(Given task): Below are entries. Pull out all lines containing "this".

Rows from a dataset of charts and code

--------------------------------

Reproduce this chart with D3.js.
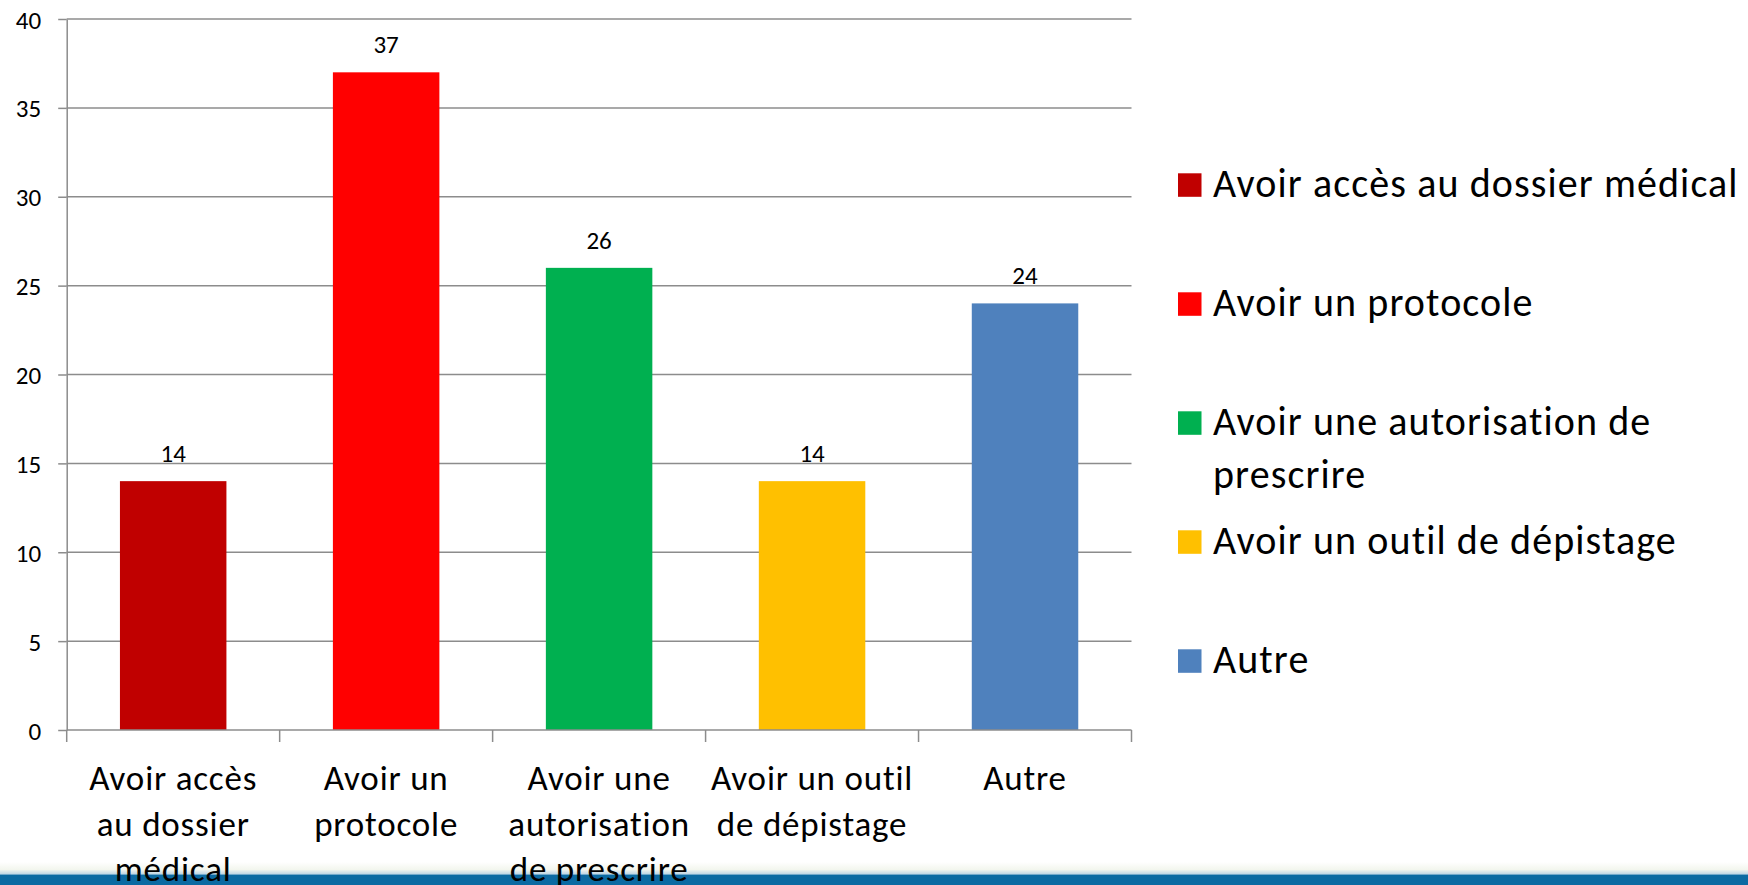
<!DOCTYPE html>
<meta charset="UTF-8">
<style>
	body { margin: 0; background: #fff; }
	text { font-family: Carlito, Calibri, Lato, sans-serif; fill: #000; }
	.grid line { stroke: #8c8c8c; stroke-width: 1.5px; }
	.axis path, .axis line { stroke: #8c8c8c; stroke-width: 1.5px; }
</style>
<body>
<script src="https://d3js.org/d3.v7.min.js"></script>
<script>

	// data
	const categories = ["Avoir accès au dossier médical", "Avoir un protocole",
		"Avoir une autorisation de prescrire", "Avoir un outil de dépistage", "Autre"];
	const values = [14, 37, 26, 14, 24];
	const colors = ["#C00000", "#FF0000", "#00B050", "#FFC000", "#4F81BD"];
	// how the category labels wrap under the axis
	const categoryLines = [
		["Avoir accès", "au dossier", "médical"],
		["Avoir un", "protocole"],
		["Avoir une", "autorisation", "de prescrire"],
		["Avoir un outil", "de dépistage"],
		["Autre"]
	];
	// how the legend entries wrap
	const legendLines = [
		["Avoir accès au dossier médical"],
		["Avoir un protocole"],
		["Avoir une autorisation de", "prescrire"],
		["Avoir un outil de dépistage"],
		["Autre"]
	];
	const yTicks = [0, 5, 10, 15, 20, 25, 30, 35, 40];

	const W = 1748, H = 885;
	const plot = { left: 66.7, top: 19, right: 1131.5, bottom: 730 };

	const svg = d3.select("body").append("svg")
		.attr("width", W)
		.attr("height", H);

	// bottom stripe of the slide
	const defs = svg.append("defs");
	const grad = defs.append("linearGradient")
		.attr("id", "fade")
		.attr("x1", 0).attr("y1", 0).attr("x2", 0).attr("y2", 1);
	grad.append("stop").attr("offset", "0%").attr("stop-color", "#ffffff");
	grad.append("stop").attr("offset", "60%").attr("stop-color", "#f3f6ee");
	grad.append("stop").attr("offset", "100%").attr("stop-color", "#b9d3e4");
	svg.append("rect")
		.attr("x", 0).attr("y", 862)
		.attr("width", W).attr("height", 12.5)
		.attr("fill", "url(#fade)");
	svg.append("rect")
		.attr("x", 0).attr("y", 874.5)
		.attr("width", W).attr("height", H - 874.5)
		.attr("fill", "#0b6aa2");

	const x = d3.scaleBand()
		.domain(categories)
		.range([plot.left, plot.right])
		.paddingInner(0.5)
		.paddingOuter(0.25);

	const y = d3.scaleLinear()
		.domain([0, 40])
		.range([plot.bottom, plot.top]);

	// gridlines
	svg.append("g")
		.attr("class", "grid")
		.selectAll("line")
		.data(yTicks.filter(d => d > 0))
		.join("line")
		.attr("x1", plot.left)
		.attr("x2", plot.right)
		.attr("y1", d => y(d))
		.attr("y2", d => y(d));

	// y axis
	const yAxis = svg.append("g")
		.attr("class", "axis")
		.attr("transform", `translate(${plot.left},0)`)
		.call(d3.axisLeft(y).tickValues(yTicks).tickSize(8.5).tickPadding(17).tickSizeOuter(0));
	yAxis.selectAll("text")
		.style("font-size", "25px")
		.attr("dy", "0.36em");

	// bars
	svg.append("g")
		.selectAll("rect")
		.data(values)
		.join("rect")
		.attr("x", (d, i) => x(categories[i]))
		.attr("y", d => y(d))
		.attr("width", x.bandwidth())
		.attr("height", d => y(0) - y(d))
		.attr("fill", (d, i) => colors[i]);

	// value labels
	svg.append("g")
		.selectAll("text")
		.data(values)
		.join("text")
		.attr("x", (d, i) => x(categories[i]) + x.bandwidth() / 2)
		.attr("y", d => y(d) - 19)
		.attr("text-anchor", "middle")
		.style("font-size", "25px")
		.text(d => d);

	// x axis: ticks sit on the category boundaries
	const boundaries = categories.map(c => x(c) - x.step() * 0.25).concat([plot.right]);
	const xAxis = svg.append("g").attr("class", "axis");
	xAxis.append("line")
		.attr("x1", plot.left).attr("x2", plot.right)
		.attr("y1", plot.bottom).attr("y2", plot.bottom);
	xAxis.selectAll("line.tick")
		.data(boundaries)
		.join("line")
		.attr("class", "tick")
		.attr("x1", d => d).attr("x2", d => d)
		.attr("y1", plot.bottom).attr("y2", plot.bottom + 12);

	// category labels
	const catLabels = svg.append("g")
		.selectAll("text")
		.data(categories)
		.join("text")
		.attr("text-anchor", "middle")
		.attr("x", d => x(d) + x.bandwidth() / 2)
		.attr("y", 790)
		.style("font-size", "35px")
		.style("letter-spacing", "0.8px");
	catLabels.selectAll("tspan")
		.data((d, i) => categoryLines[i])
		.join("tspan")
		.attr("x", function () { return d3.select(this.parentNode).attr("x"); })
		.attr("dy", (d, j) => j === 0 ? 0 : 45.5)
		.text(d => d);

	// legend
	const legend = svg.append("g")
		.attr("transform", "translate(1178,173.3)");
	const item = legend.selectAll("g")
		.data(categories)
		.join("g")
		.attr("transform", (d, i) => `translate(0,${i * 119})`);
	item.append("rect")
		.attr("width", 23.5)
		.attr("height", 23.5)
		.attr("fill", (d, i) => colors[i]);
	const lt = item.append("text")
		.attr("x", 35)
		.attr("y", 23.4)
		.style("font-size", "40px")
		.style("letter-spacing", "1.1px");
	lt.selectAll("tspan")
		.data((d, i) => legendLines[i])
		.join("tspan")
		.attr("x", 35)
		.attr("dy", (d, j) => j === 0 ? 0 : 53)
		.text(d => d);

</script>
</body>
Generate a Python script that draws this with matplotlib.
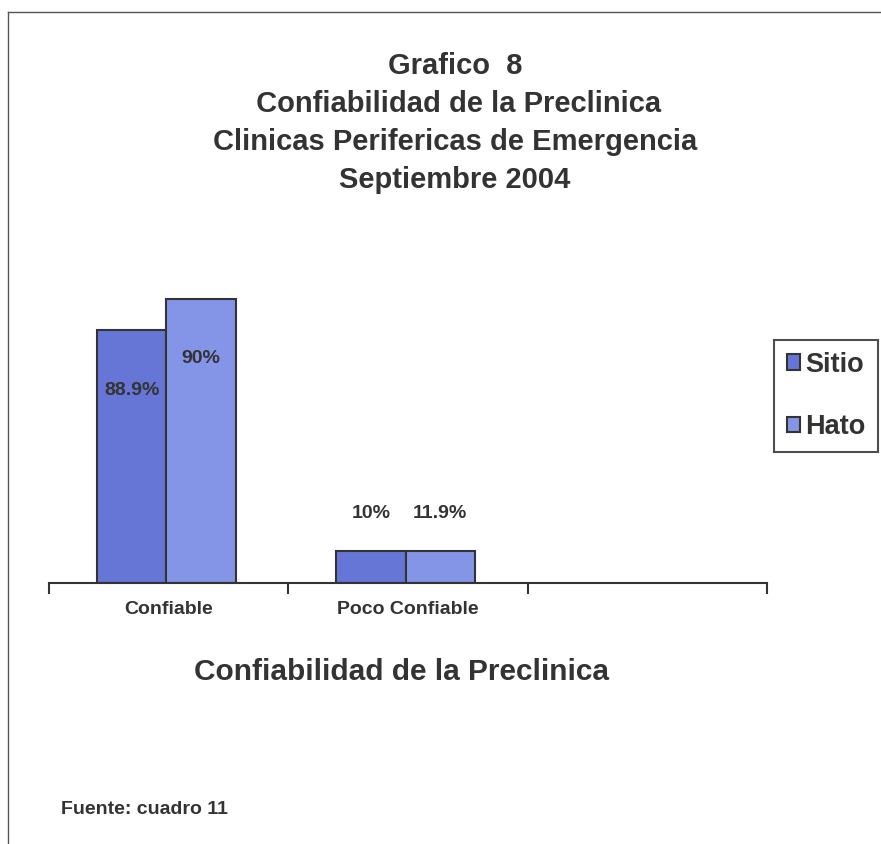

--------------------------------

(Task response):
Reproduce this chart with D3.js.
		.attr("x", function () { return d3.select(this.parentNode).attr("x"); })
Generate a Python script that draws this with matplotlib.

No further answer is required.